Pursuant to the Inducement Agreement, in consideration for the immediate exercise of the Series B Warrant in full, the Company agreed to issue to the Holder, in a new private placement transaction (the “Inducement Transaction”): (i) a 5-year, Series B-1 Common Stock Purchase Warrant to purchase 735,296 shares of Common Stock at an exercise price of $5.05 per share, and (ii) an 18-month, Series B-2 Common Stock Purchase Warrant to purchase 735,296 shares of Common Stock at an exercise price of $5.05 per share (collectively, the “Inducement Warrants” and such aggregate 1,470,592 shares of Common Stock underlying the Inducement Warrants, the “Inducement Warrant Shares”). The Inducement Warrants are identical to each other, other than their dates of expiration, and are substantially identical to the Series B Warrant.

 

The Inducement Transaction closed on February 20, 2024. The Company intends to use the net proceeds received for general working capital and general corporate purposes.

 

The terms of the Inducement Agreement require the Company to file a registration statement registering the Inducement Warrant Shares for resale (“Resale Registration Statement”) no later than April 5, 2024 and to use commercially reasonable best efforts to cause the Resale Registration Statement to be effective within 60 calendar days following the filing.

 

The Company further agreed that until forty-five (45) days after the closing date of the Inducement Transaction, it will not (other than in connection with limited enumerated exceptions) issue, enter into any agreement to issue or announce the issuance or proposed issuance of any shares of Common Stock or Common Stock equivalents or file any registration statement or any amendment or supplement (other than the Resale Registration Statement).

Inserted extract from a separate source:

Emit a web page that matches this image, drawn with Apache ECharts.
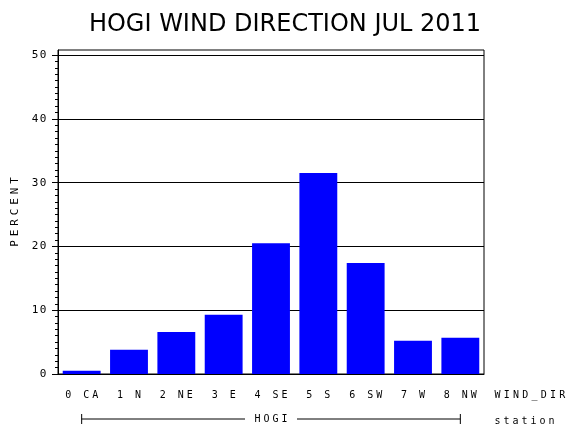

The Company is further prohibited from entering into any “variable rate transaction” for a period of six months from the effective date of the Resale Registration Statement.

 

The Inducement Warrants contain (i) customary stock-based anti-dilution protection, (ii) a cashless exercise provision in the event the Inducement Warrant Shares are not registered for resale at the time of exercise, (iii) beneficial ownership limitations that may be waived at the option of the Holder upon 61 days’ notice to the Company, (iv) a put right granting the Holder the right to require the Company or its successor to redeem the Inducement Warrants in cash for their Black-Scholes value in the event of a Fundamental Transaction (as defined in the Inducement Warrants) and (v) other customary provisions for warrants of this type.